![]() |
Fathur Rozi Ketua Bidang Kaderisasi Pemuda Desa Parit Jali dan Pengurus Cabang PMII Kabupaten Malang. (Dok. Istimewa) |
Melalui tulisan ini, penulis mencoba menakar secara subjektif rencana pemekaran Desa Madu Sari. Tidak ada niatan sedikitpun mendiskreditkan pihak manapun, ini murni gagasan konstruktif agar bisa dijadikan bahan pertimbangan bagi pihak yang berkepentingan.
Salah satu alasan utama pemekaran desa biasanya didasarkan pada aspek pelayanan publik yang tidak optimal karena wilayah terlalu luas atau jumlah penduduk yang terlalu padat. Namun, jika melihat kondisi Desa Madu Sari saat ini, urgensi itu belum tampak jelas. Secara geografis maupun administratif, Desa Madu Sari masih dapat dikelola dengan baik melalui peningkatan kualitas tata kelola desa, bukan dengan pemekaran.
Selain itu, tidak adanya kajian akademik atau dokumen perencanaan yang terbuka untuk publik membuat rencana ini terkesan dipaksakan. Padahal, dalam proses pemekaran desa, partisipasi masyarakat dan keterbukaan informasi adalah kunci utama untuk mencegah konflik serta kegagalan di kemudian hari.
Fakta di lapangan menunjukkan bahwa tidak sedikit desa hasil pemekaran yang justru mengalami stagnasi, baik secara administratif maupun pembangunan. Data dari Kementerian Dalam Negeri (Kemendagri) hingga 2023 mencatat bahwa dari 8.500 lebih desa hasil pemekaran sejak 1999, lebih dari 1.300 desa masih belum memiliki perangkat pemerintahan lengkap dan sekitar 900 desa belum memiliki kantor desa yang layak.

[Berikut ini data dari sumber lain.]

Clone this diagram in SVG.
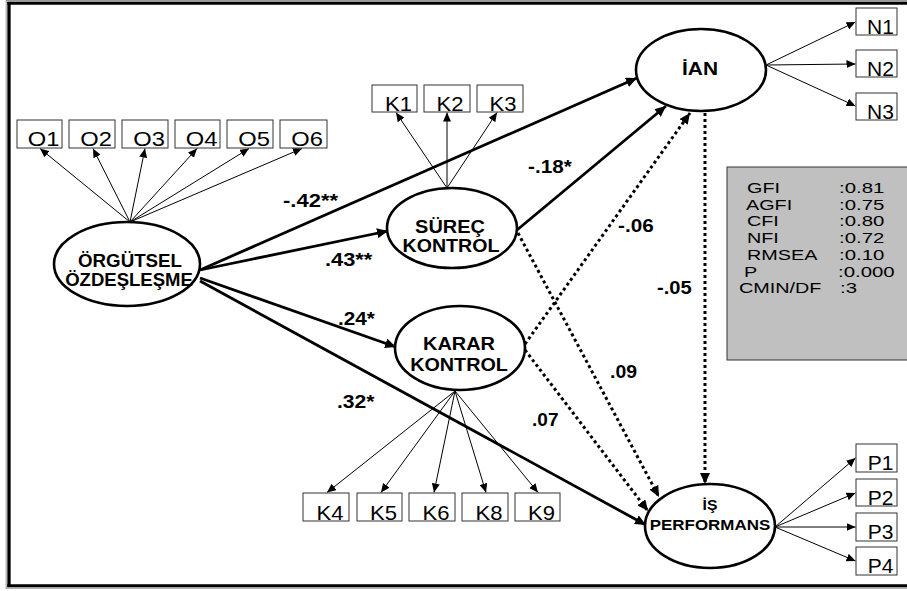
<svg xmlns="http://www.w3.org/2000/svg" width="907" height="591" viewBox="0 0 907 591">
<style>
text{font-family:"Liberation Sans",Arial,sans-serif;fill:#000}
.lv{font-size:17.5px;font-weight:bold;text-anchor:middle}
.obs{font-size:21px;text-anchor:middle}
.lab{font-size:18.5px;font-weight:bold}
.st{font-size:15px}
.box{fill:#fff;stroke:#333;stroke-width:1}
.ell{fill:#fff;stroke:#000;stroke-width:2.6}
.thin{stroke:#000;stroke-width:1;fill:none;marker-end:url(#ah)}
.thick{stroke:#000;stroke-width:2.8;fill:none;marker-end:url(#ahb)}
.dot{stroke:#000;stroke-width:3;stroke-dasharray:3 3;fill:none;marker-end:url(#ahb)}
</style>
<defs>
<marker id="ah" markerUnits="userSpaceOnUse" markerWidth="10" markerHeight="8" refX="9" refY="4" orient="auto"><path d="M0,0 L9,4 L0,8 z" fill="#000"/></marker>
<marker id="ahb" markerUnits="userSpaceOnUse" markerWidth="12" markerHeight="10" refX="11" refY="5" orient="auto"><path d="M0,0 L11,5 L0,10 z" fill="#000"/></marker>
</defs>
<rect x="0" y="0" width="907" height="591" fill="#fff"/>
<g id="frame">
<line x1="6" y1="0.8" x2="907" y2="0.8" stroke="#999" stroke-width="1.6"/>
<line x1="6.2" y1="0" x2="6.2" y2="589" stroke="#999" stroke-width="1"/>
<line x1="7.3" y1="3.2" x2="907" y2="3.2" stroke="#000" stroke-width="3"/>
<line x1="9" y1="2" x2="9" y2="587" stroke="#000" stroke-width="3.3"/>
<line x1="7.3" y1="585.7" x2="907" y2="585.7" stroke="#000" stroke-width="3"/>
<line x1="6" y1="588" x2="907" y2="588" stroke="#999" stroke-width="1.4"/>
</g>
<g id="connectors">
<line class="thin" x1="130" y1="222" x2="40" y2="148.5"/>
<line class="thin" x1="130" y1="222" x2="93" y2="148.5"/>
<line class="thin" x1="130" y1="222" x2="145" y2="148.5"/>
<line class="thin" x1="130" y1="222" x2="197" y2="148.5"/>
<line class="thin" x1="130" y1="222" x2="249" y2="148.5"/>
<line class="thin" x1="130" y1="222" x2="302" y2="148.5"/>
<line class="thin" x1="447" y1="188" x2="396" y2="112.5"/>
<line class="thin" x1="447" y1="188" x2="447" y2="112.5"/>
<line class="thin" x1="447" y1="188" x2="497" y2="112.5"/>
<line class="thin" x1="766" y1="65" x2="855.5" y2="22"/>
<line class="thin" x1="766" y1="65" x2="855.5" y2="64"/>
<line class="thin" x1="766" y1="65" x2="855.5" y2="106"/>
<line class="thin" x1="455" y1="391" x2="327" y2="492.5"/>
<line class="thin" x1="455" y1="391" x2="381" y2="492.5"/>
<line class="thin" x1="455" y1="391" x2="434" y2="492.5"/>
<line class="thin" x1="455" y1="391" x2="486" y2="492.5"/>
<line class="thin" x1="455" y1="391" x2="538" y2="492.5"/>
<line class="thin" x1="775" y1="527" x2="855.5" y2="458"/>
<line class="thin" x1="775" y1="527" x2="855.5" y2="493"/>
<line class="thin" x1="775" y1="527" x2="855.5" y2="527"/>
<line class="thin" x1="775" y1="527" x2="855.5" y2="561"/>
<line class="thick" x1="200" y1="270" x2="637" y2="78"/>
<line class="thick" x1="200" y1="270" x2="388" y2="231"/>
<line class="thick" x1="200" y1="278" x2="396" y2="347"/>
<line class="thick" x1="200" y1="281" x2="646" y2="525"/>
<line class="thick" x1="517" y1="230" x2="666" y2="106"/>
<line class="dot" x1="518" y1="233" x2="659" y2="497"/>
<line class="dot" x1="525" y1="344" x2="690" y2="113"/>
<line class="dot" x1="525" y1="350" x2="648" y2="511"/>
<line class="dot" x1="705" y1="113" x2="705" y2="484"/>
</g>
<g id="OZ">
<ellipse class="ell" cx="127" cy="264" rx="73" ry="42"/>
<text class="lv" transform="translate(130,267) scale(1.07,1)">ÖRGÜTSEL</text>
<text class="lv" transform="translate(129,286) scale(1.06,1)">ÖZDEŞLEŞME</text>
</g>
<g id="SK">
<ellipse class="ell" cx="452" cy="228" rx="65" ry="40"/>
<text class="lv" transform="translate(450,233) scale(1.14,1)">SÜREÇ</text>
<text class="lv" transform="translate(451,252) scale(1.12,1)">KONTROL</text>
</g>
<g id="KK">
<ellipse class="ell" cx="460" cy="348" rx="65" ry="42"/>
<text class="lv" transform="translate(459,350) scale(1.14,1)">KARAR</text>
<text class="lv" transform="translate(459,371) scale(1.13,1)">KONTROL</text>
</g>
<g id="IAN">
<ellipse class="ell" cx="701" cy="70" rx="65" ry="41"/>
<text class="lv" style="font-size:18.5px" transform="translate(700,75) scale(1.13,1)">İAN</text>
</g>
<g id="IP">
<ellipse class="ell" cx="710" cy="526" rx="65" ry="42"/>
<text class="lv" style="font-size:15px" transform="translate(710,510) scale(1.05,1)">İŞ</text>
<text class="lv" style="font-size:15px" transform="translate(710,530) scale(1.13,1)">PERFORMANS</text>
</g>
<g id="O1"><rect class="box" x="17" y="120" width="45" height="28"/><text class="obs" transform="translate(43.5,145.5) scale(1.13,1)">O1</text></g>
<g id="O2"><rect class="box" x="69" y="120" width="46" height="28"/><text class="obs" transform="translate(96,145.5) scale(1.13,1)">O2</text></g>
<g id="O3"><rect class="box" x="122" y="120" width="46" height="28"/><text class="obs" transform="translate(149,145.5) scale(1.13,1)">O3</text></g>
<g id="O4"><rect class="box" x="175" y="120" width="45" height="28"/><text class="obs" transform="translate(201.5,145.5) scale(1.13,1)">O4</text></g>
<g id="O5"><rect class="box" x="227" y="120" width="46" height="28"/><text class="obs" transform="translate(254,145.5) scale(1.13,1)">O5</text></g>
<g id="O6"><rect class="box" x="280" y="120" width="47" height="28"/><text class="obs" transform="translate(307,145.5) scale(1.13,1)">O6</text></g>
<g id="K1"><rect class="box" x="372" y="85" width="45" height="27"/><text class="obs" transform="translate(398.5,110.5) scale(1.05,1)">K1</text></g>
<g id="K2"><rect class="box" x="424" y="85" width="46" height="27"/><text class="obs" transform="translate(450,110.5) scale(1.05,1)">K2</text></g>
<g id="K3"><rect class="box" x="477" y="85" width="46" height="27"/><text class="obs" transform="translate(503,110.5) scale(1.05,1)">K3</text></g>
<g id="N1"><rect class="box" x="856" y="8" width="41" height="27"/><text class="obs" transform="translate(880.5,33.5)">N1</text></g>
<g id="N2"><rect class="box" x="856" y="50" width="41" height="27"/><text class="obs" transform="translate(880.5,75.5)">N2</text></g>
<g id="N3"><rect class="box" x="856" y="93" width="41" height="27"/><text class="obs" transform="translate(880.5,118.5)">N3</text></g>
<g id="K4"><rect class="box" x="303" y="493" width="46" height="28"/><text class="obs" transform="translate(330,519.5) scale(1.05,1)">K4</text></g>
<g id="K5"><rect class="box" x="357" y="493" width="45" height="28"/><text class="obs" transform="translate(383.5,519.5) scale(1.05,1)">K5</text></g>
<g id="K6"><rect class="box" x="409" y="493" width="46" height="28"/><text class="obs" transform="translate(436,519.5) scale(1.05,1)">K6</text></g>
<g id="K8"><rect class="box" x="462" y="493" width="46" height="28"/><text class="obs" transform="translate(489,519.5) scale(1.05,1)">K8</text></g>
<g id="K9"><rect class="box" x="515" y="493" width="45" height="28"/><text class="obs" transform="translate(541.5,519.5) scale(1.05,1)">K9</text></g>
<g id="P1"><rect class="box" x="856" y="444" width="41" height="28"/><text class="obs" transform="translate(880.5,470)">P1</text></g>
<g id="P2"><rect class="box" x="856" y="479" width="41" height="27"/><text class="obs" transform="translate(880.5,504.5)">P2</text></g>
<g id="P3"><rect class="box" x="856" y="513" width="41" height="28"/><text class="obs" transform="translate(880.5,539)">P3</text></g>
<g id="P4"><rect class="box" x="856" y="547" width="41" height="28"/><text class="obs" transform="translate(880.5,573)">P4</text></g>
<g id="labels">
<text class="lab" transform="translate(283,207) scale(1.19,1)">-.42**</text>
<text class="lab" transform="translate(325,266) scale(1.18,1)">.43**</text>
<text class="lab" transform="translate(338,325) scale(1.12,1)">.24*</text>
<text class="lab" transform="translate(337,408) scale(1.14,1)">.32*</text>
<text class="lab" transform="translate(528,173) scale(1.12,1)">-.18*</text>
<text class="lab" transform="translate(618,232) scale(1.12,1)">-.06</text>
<text class="lab" transform="translate(657,294) scale(1.09,1)">-.05</text>
<text class="lab" transform="translate(610,378) scale(1.05,1)">.09</text>
<text class="lab" transform="translate(532,426) scale(1.03,1)">.07</text>
</g>
<g id="fit">
<rect x="727" y="167" width="185" height="193" fill="#c0c0c0" stroke="#333" stroke-width="1"/>
<text class="st" transform="translate(747,193) scale(1.32,1)">GFI</text>
<text class="st" transform="translate(746,210) scale(1.32,1)">AGFI</text>
<text class="st" transform="translate(747,226) scale(1.32,1)">CFI</text>
<text class="st" transform="translate(747,243) scale(1.32,1)">NFI</text>
<text class="st" transform="translate(747,260) scale(1.32,1)">RMSEA</text>
<text class="st" transform="translate(744,277) scale(1.32,1)">P</text>
<text class="st" transform="translate(739,293) scale(1.32,1)">CMIN/DF</text>
<text class="st" transform="translate(839,193) scale(1.36,1)">:0.81</text>
<text class="st" transform="translate(839,210) scale(1.36,1)">:0.75</text>
<text class="st" transform="translate(839,226) scale(1.36,1)">:0.80</text>
<text class="st" transform="translate(839,243) scale(1.36,1)">:0.72</text>
<text class="st" transform="translate(839,260) scale(1.36,1)">:0.10</text>
<text class="st" transform="translate(838,277) scale(1.36,1)">:0.000</text>
<text class="st" transform="translate(840,293) scale(1.36,1)">:3</text>
</g>
</svg>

Belum lagi soal anggaran. Banyak desa baru yang belum mendapat Dana Desa secara penuh di tahun-tahun awal karena proses validasi dan administrasi yang berbelit. Akibatnya, pelayanan publik terbengkalai dan potensi konflik horizontal pun meningkat karena ketidakpuasan masyarakat.
Pemekaran desa bukan sekadar soal pembentukan wilayah baru. Ini menyangkut identitas, sejarah, sosial-budaya, serta masa depan masyarakat di dalamnya. Jika dilakukan secara tergesa-gesa tanpa partisipasi luas dari warga, maka pemekaran justru akan menimbulkan masalah baru yang lebih kompleks.
Wacana pemekaran Desa Madu Sari harus dibuka ruang dialog yang lebih luas. Pemerintah desa, tokoh masyarakat, pemuda, perempuan, dan semua unsur harus duduk bersama untuk mengkaji ulang. Apakah benar ini kebutuhan mendesak warga, atau hanya kepentingan segelintir elite?
Pemekaran desa seharusnya menjadi solusi, bukan sumber persoalan baru. Tanpa urgensi yang jelas, tanpa kajian yang matang, dan tanpa keterlibatan penuh masyarakat, maka pemekaran Desa Madu Sari berpotensi menjadi proyek yang gagal dan membebani masyarakat dalam jangka panjang.
Saatnya kita bersikap kritis. Desa bukan sekadar wilayah administratif, tapi rumah besar yang menyatukan harapan dan masa depan warganya.